Needless to say, that x signifies the number of users in the above equation. So, if at a given time there are
20 concurrent users connected to the system, using the equation above we know that response on average
across the users will take 6.4E-05. It will correspond crudely to the 50 th percentile of the response time.
That is a fancy way of saying average. We can be confident that it can be even the 75 th percentile. i.e., 75%
of users could potentially be served within that time. How does this help you ask? Well, now you know
potentially how long it will take. Based on whether it is acceptable to your business or not you can decide to
make changes. In other words, if the business is happy then you are working efficiently as the system did
not have to undergo change to cater to 2-3 users (during development and testing times) to 20 users. Now,
if the business is not happy then you have a problem that can be addressed in one of the two ways. One is
to tune the system to either configure or optimise the code execution path. The next is to increase the
power of the runtime by getting a bigger machine to host the system. Wouldn’t such a life be blissful?
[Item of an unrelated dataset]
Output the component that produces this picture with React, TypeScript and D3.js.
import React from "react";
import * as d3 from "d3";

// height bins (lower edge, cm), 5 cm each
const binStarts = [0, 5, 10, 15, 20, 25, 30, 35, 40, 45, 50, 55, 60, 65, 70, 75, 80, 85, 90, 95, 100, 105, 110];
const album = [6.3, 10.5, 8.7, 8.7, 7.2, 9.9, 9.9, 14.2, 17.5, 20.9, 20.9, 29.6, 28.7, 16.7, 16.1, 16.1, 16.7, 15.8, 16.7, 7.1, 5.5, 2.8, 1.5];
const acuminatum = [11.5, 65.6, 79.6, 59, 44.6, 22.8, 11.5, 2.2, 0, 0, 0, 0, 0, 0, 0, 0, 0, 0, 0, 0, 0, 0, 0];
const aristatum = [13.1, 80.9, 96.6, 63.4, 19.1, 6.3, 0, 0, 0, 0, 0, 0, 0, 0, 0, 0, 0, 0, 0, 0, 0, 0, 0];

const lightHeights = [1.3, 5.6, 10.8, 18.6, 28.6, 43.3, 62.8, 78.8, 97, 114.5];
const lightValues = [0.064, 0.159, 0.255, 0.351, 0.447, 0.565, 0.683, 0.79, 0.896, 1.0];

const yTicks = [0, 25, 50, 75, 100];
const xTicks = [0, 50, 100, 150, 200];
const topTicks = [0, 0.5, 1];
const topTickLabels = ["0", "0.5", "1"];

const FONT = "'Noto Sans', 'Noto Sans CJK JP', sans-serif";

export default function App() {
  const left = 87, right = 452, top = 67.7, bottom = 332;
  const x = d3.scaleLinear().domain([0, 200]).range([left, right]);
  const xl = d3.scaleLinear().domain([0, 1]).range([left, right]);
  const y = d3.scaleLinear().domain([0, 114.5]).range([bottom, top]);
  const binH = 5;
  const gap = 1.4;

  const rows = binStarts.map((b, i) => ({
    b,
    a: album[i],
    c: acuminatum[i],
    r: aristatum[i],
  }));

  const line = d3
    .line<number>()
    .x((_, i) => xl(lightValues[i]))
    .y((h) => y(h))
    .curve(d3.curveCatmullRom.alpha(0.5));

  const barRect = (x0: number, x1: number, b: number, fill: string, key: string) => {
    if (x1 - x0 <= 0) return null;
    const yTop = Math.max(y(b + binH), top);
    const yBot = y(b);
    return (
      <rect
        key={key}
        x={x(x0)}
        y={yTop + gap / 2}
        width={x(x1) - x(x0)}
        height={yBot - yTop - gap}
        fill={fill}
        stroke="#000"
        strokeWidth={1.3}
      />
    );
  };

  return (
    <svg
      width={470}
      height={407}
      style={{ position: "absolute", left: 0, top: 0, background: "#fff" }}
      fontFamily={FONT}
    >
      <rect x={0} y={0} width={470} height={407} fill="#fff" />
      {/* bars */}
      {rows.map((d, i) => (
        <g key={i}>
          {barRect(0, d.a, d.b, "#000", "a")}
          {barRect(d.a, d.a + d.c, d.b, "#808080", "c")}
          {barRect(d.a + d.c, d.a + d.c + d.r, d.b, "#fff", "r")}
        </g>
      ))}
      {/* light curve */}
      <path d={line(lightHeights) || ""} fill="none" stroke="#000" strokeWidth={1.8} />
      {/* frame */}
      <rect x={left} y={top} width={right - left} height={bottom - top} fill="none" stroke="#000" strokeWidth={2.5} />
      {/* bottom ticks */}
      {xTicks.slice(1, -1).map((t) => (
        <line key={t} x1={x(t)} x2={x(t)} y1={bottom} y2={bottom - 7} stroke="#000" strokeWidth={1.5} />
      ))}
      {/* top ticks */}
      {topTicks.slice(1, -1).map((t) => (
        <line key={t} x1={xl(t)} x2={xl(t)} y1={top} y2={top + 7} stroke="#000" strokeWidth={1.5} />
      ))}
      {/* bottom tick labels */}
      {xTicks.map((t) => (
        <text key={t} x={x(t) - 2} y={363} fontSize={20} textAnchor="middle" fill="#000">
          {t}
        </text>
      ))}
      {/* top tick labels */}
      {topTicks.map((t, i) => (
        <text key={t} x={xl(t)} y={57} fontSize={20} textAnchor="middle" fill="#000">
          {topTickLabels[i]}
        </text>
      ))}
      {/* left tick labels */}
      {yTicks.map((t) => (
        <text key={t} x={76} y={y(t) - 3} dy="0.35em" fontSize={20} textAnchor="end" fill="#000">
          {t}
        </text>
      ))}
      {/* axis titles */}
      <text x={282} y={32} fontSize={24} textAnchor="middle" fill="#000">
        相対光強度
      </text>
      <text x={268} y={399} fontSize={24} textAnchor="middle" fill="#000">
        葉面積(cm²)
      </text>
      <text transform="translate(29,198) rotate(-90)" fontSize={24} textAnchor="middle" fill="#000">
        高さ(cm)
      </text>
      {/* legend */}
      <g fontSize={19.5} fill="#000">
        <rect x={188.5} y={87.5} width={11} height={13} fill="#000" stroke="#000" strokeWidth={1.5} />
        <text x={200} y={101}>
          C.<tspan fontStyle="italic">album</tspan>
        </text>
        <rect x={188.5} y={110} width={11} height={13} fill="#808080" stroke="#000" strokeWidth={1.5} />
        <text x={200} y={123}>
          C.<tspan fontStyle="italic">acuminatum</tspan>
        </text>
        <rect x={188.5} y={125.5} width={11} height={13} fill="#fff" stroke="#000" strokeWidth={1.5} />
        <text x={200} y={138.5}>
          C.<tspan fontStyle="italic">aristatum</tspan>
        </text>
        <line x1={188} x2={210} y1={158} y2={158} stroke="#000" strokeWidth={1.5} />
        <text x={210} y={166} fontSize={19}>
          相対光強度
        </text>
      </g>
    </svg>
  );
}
If you are still around with the promise of what you can get from that equation, we are happy to share how
we got there. We used a library called big_O which is a Python library. Let us get the obvious steps and
activities out. Like that of installation
pip install big_O

Post installation in a place where you will typically import the component write this function
from big_o import big_o
fitted_curve = big_o(find_connected_paths, generate_parameters, min_n=5, max_n=20, n_measures=5,
n_repeats=20, verbose=True)
The variable fitted_curve contains the equation we published above.
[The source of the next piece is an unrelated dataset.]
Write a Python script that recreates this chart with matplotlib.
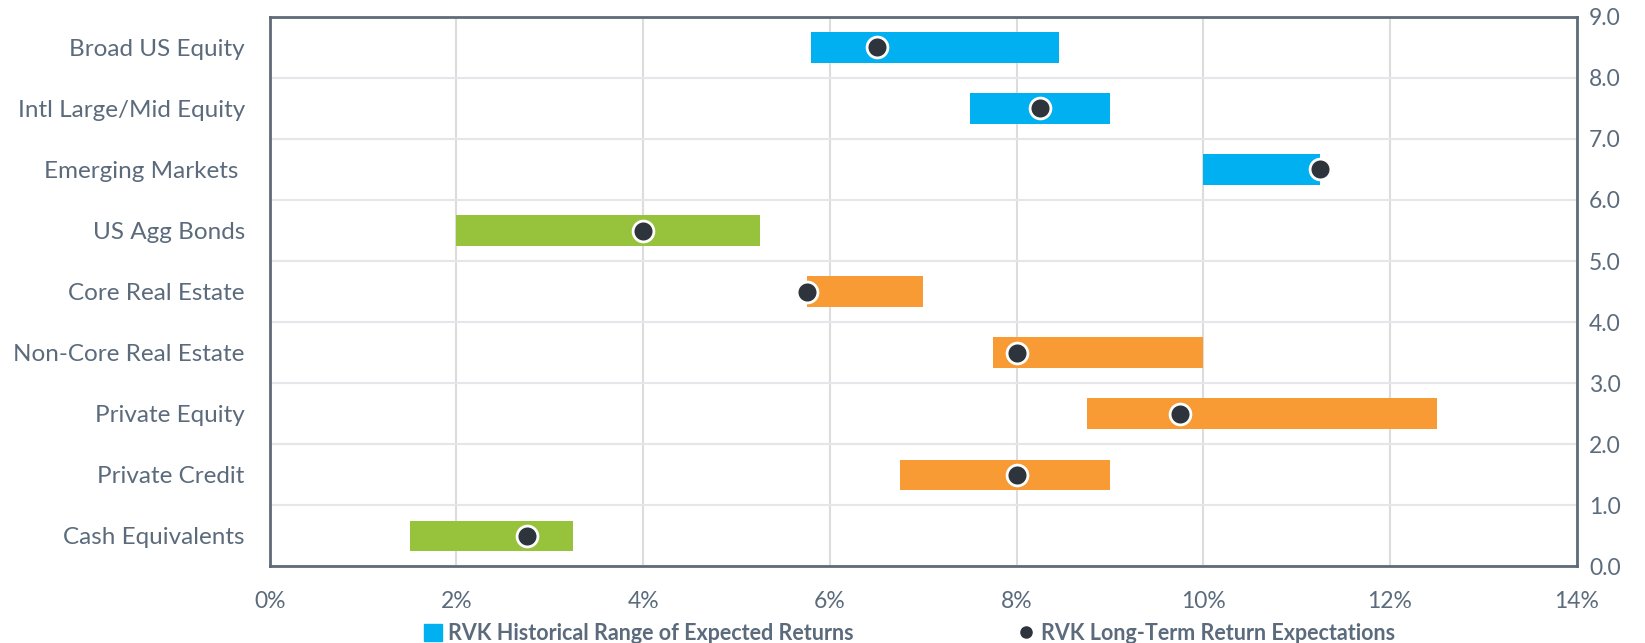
import matplotlib
matplotlib.use("Agg")
import matplotlib.pyplot as plt
from matplotlib.lines import Line2D
from matplotlib.patches import Patch
from matplotlib.ticker import FuncFormatter

plt.rcParams['font.family'] = ['Lato', 'DejaVu Sans']

# data (percent)
categories = ['Cash Equivalents', 'Private Credit', 'Private Equity', 'Non-Core Real Estate',
              'Core Real Estate', 'US Agg Bonds', 'Emerging Markets ', 'Intl Large/Mid Equity',
              'Broad US Equity']
range_low = [1.5, 6.75, 8.75, 7.75, 5.75, 2.0, 10.0, 7.5, 5.8]
range_high = [3.25, 9.0, 12.5, 10.0, 7.0, 5.25, 11.25, 9.0, 8.45]
long_term = [2.75, 8.0, 9.75, 8.0, 5.75, 4.0, 11.25, 8.25, 6.5]
groups = ['green', 'orange', 'orange', 'orange', 'orange', 'green', 'blue', 'blue', 'blue']
x_ticks = [0, 2, 4, 6, 8, 10, 12, 14]
y2_ticks = [0, 1, 2, 3, 4, 5, 6, 7, 8, 9]

palette = {'blue': '#00B0F0', 'green': '#97C33C', 'orange': '#F89B35'}
text_col = '#5B6B7C'
spine_col = '#5F6B77'
dot_col = '#2E343C'

fig = plt.figure(figsize=(16.45, 6.43), dpi=100)
ax = fig.add_axes([0.164, 0.119, 0.7945, 0.855])

ypos = [i + 0.5 for i in range(len(categories))]
widths = [h - l for l, h in zip(range_low, range_high)]
ax.barh(ypos, widths, left=range_low, height=0.5,
        color=[palette[g] for g in groups], zorder=2)
ax.plot(long_term, ypos, 'o', ms=15, mfc=dot_col, mec='white', mew=2,
        linestyle='none', zorder=3)

ax.set_xlim(0, 14)
ax.set_ylim(0, 9)
ax.set_xticks(x_ticks)
ax.xaxis.set_major_formatter(FuncFormatter(lambda v, p: f'{v:.0f}%'))
ax.set_yticks(ypos)
ax.set_yticklabels(categories)
ax.set_yticks(y2_ticks, minor=True)
ax.grid(True, which='major', axis='x', color='#DCDCDC', lw=1.5, zorder=0)
ax.grid(True, which='minor', axis='y', color='#E4E6E9', lw=1.5, zorder=0)
ax.tick_params(axis='y', which='both', length=0, pad=18, labelsize=17.5, labelcolor=text_col)
ax.tick_params(axis='x', length=0, pad=18, labelsize=16.5, labelcolor=text_col)
for s in ax.spines.values():
    s.set_color(spine_col)
    s.set_linewidth(2)

ax2 = ax.twinx()
ax2.set_ylim(0, 9)
ax2.set_yticks(y2_ticks)
ax2.set_yticklabels([f'{v:.1f}' for v in y2_ticks])
ax2.tick_params(axis='y', length=0, pad=9, labelsize=16.5, labelcolor=text_col)
for s in ax2.spines.values():
    s.set_visible(False)

handles = [Patch(color=palette['blue']),
           Line2D([], [], marker='o', color=dot_col, ms=8, linestyle='none')]
labels = ['RVK Historical Range of Expected Returns', 'RVK Long-Term Return Expectations']
leg = fig.legend(handles, labels, loc='center', bbox_to_anchor=(0.553, 0.015), ncol=2,
                 frameon=False, handlelength=0.8, handleheight=0.8, handletextpad=0.3,
                 columnspacing=7.6, prop={'weight': 'bold', 'size': 15.5})
for t in leg.get_texts():
    t.set_color(text_col)

fig.savefig('out.png', dpi=100)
Now, to the explanation. The first parameter find_connected_paths to the big_o call is the target function
that we want to test the scalability. It is assumed that you have implemented that function somewhere and
have imported. The next parameter generate_parameters is responsible for generating data that is passed
as parameter to the test subject i.e., find_connected_paths. The next parameter is named parameter min_n
which signifies the size of parameter that generate_parameters must generate to induce complexity inside
the find_connected_paths. The harder workload better the test, isn’t it? The n_measures parameters
indicate the number of times the performance will be measured. Greater the number better the curve of
scalability. In any empirical analysis more the number of observations better is the curve. There is the risk
of overfitting but for the case at hand that is a blessing in disguise. Moving on the critical parameter
indicating the number of users is the n_repeats. It indicates how many times the function is called and the
time to perform the operation is measured.
The result fitted_curve will be a tuple with the first element being a string. The string represents the best fit
value for type of curve. i.e., linear, quadratic, polynomial, logarithmic etc. The best fit is determined by
minimising the residuals. As you can see there is no complex algorithms involved in this library. It is a
simplistic residual based computation. You can get the value of the best fitted curve’s name like this –
fitted_curve[0]
Based on the example above you will get Polynomial along with the equation we mentioned above.
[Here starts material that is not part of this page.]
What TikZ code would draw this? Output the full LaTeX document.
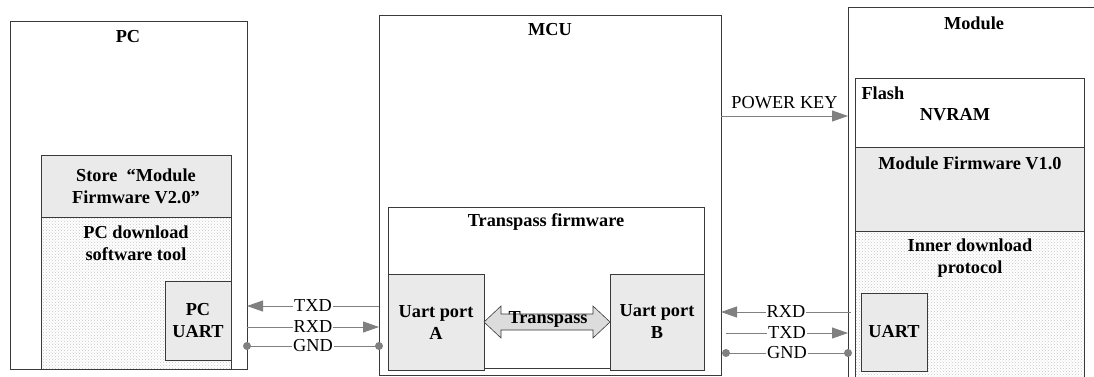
\documentclass[tikz,border=0pt]{standalone}
\usepackage{fontspec}
\setmainfont{Liberation Serif}
\usetikzlibrary{arrows.meta,calc,patterns}

\definecolor{edge}{HTML}{3A3A3A}
\definecolor{wirec}{HTML}{808080}
\definecolor{panel}{HTML}{EAEAEA}
\definecolor{arrowfill}{HTML}{DCDCDC}

\begin{document}
\begin{tikzpicture}[x=1pt,y=-1pt,
  every node/.style={font=\fontsize{18.3}{22}\selectfont},
  box/.style={draw=edge, line width=0.8pt, anchor=north west, inner sep=0pt, outer sep=0pt},
  speckled/.style={pattern=crosshatch dots, pattern color=gray!45},
  title/.style={font=\fontsize{18.3}{22}\selectfont\bfseries, align=center},
  wire/.style={draw=wirec, line width=0.9pt},
  tip/.style={-{Triangle[length=16pt,width=11pt]}},
  tag/.style={fill=white, inner sep=1pt, text=black},
  dot/.style={circle, fill=wirec, inner sep=0pt, minimum size=8pt}
]
\useasboundingbox (0,0) rectangle (1094,376);
\clip (0,0) rectangle (1094,376);

% ---------- PC ----------
\node[box, minimum width=237, minimum height=348] (pc) at (10,21) {};
\node[box, fill=panel, minimum width=190, minimum height=62] (store) at (41,155) {};
\node[box, speckled, minimum width=190, minimum height=152] (pcdl) at (41,217) {};
\node[box, fill=panel, minimum width=66, minimum height=79] (pcuart) at (165,281) {};
\node[title] at (128,37) {PC};
\node[title] at (136,186) {Store\hspace{0.5em}“Module\\Firmware V2.0”};
\node[title] at (136,243) {PC download\\software tool};
\node[title] at (pcuart.center) {PC\\UART};

% ---------- MCU ----------
\node[box, minimum width=342, minimum height=360] (mcu) at (379,15) {};
\node[box, minimum width=316, minimum height=161] (tfw) at (388,207) {};
\node[box, fill=panel, minimum width=96, minimum height=96] (ua) at (388,274) {};
\node[box, fill=panel, minimum width=94, minimum height=96] (ub) at (610,274) {};
\node[title] at (550,30) {MCU};
\node[title] at (546,222) {Transpass firmware};
\node[title] at (ua.center) {Uart port\\A};
\node[title] at (ub.center) {Uart port\\B};

% double arrow between the two UART ports
\draw[fill=arrowfill, draw=edge, line width=0.6pt]
  (ua.east) -- ++(17,-16) -- ++(0,8) -- ($(ub.west)+(-17,-8)$) -- ++(0,-8)
  -- (ub.west) -- ++(-17,16) -- ++(0,-8) -- ($(ua.east)+(17,8)$) -- ++(0,8) -- cycle;
\node[title] at ($($(ua.east)!0.5!(ub.west)$)+(1,-3)$) {Transpass};

% ---------- Module ----------
\node[box, minimum width=300, minimum height=400] (module) at (848,7) {};
\node[box, minimum width=229, minimum height=69] (nvram) at (855,78) {};
\node[box, fill=panel, minimum width=229, minimum height=84] (mfw) at (855,147) {};
\node[box, speckled, minimum width=229, minimum height=160] (inner) at (855,231) {};
\node[box, fill=panel, minimum width=66, minimum height=78] (uart) at (861,293) {};
\node[title] at (974,23) {Module};
\node[title, anchor=west] at (858,93) {Flash};
\node[title] at (955,115) {NVRAM};
\node[title] at (970,163) {Module Firmware V1.0};
\node[title] at (970,258) {Inner download\\protocol};
\node[title] at (uart.center) {UART};

% ---------- PC <-> MCU port A ----------
\draw[wire, tip] (mcu.west |- 0,306) -- node[tag]{TXD} (pc.east |- 0,306);
\draw[wire, tip] (pc.east |- 0,327) -- node[tag]{RXD} (mcu.west |- 0,327);
\draw[wire] (pc.east |- 0,346) node[dot]{} -- node[tag]{GND} (mcu.west |- 0,346) node[dot]{};

% ---------- MCU port B <-> Module ----------
\draw[wire, tip] (mcu.east |- 0,116) -- node[above=3pt, text=black]{POWER KEY} (module.west |- 0,116);
\draw[wire, tip] ($(module.west |- 0,312)+(3,0)$) -- node[tag]{RXD} (mcu.east |- 0,312);
\draw[wire, tip] ($(mcu.east |- 0,333)+(5,0)$) -- node[tag]{TXD} (module.west |- 0,333);
\draw[wire] ($(mcu.east |- 0,353)+(5,0)$) node[dot]{} -- node[tag]{GND} (module.west |- 0,353) node[dot]{};
\end{tikzpicture}
\end{document}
The next element in the tuple contains the other possible fittings e.g., Exponential, Logarithmic etc. The
are stored in case you want to investigate. They can be obtained by accessing the 1 index of the
fitted_curve variable.
If you are wondering this is a simplistic measurement and cannot be used on a system that; let us, say
handles web requests, makes an API call, queries the database etc. Then think again. Everything can be
represented as function. Instead of the simple function that we used as example i.e., find_connected_paths
you can invoke the function that handles the web request with sufficient parameters. You can do the same
with the API by invoking it as a client and that function call all the dependencies. Let that collect and
compose the results for us which will mimic a user sitting at the end of a browser or any other app to get
something done. This resulting best fit equation if we could can also be called as scalability equation. It is a
composite big O representation of the activities.
In case you are in early stage of analysis and design then instead of working with tuple and the dictionary
you could look at a library function with the library to print the report of all curves by doing
from big_o import big_o, reports
best, rest = big_o(find_connected_paths, generate_parameters, min_n=5, max_n=20, n_measures=5,
n_repeats=20, verbose=True)
print(big_o_report(best, rest))

From this you will get a report resembling this
Best : Polynomial: time = …
Constant: time = … (sec) (res: 0.09)
Linear: time = … (res: 0.001)

Remember this is a string and if you want to work with objects, you should not call the report. The three
dots above expand to other types of curves.
You can then use the best curve to determine the response time at say 100 users load or can plot it in a
graph to show the response time behaviour over load.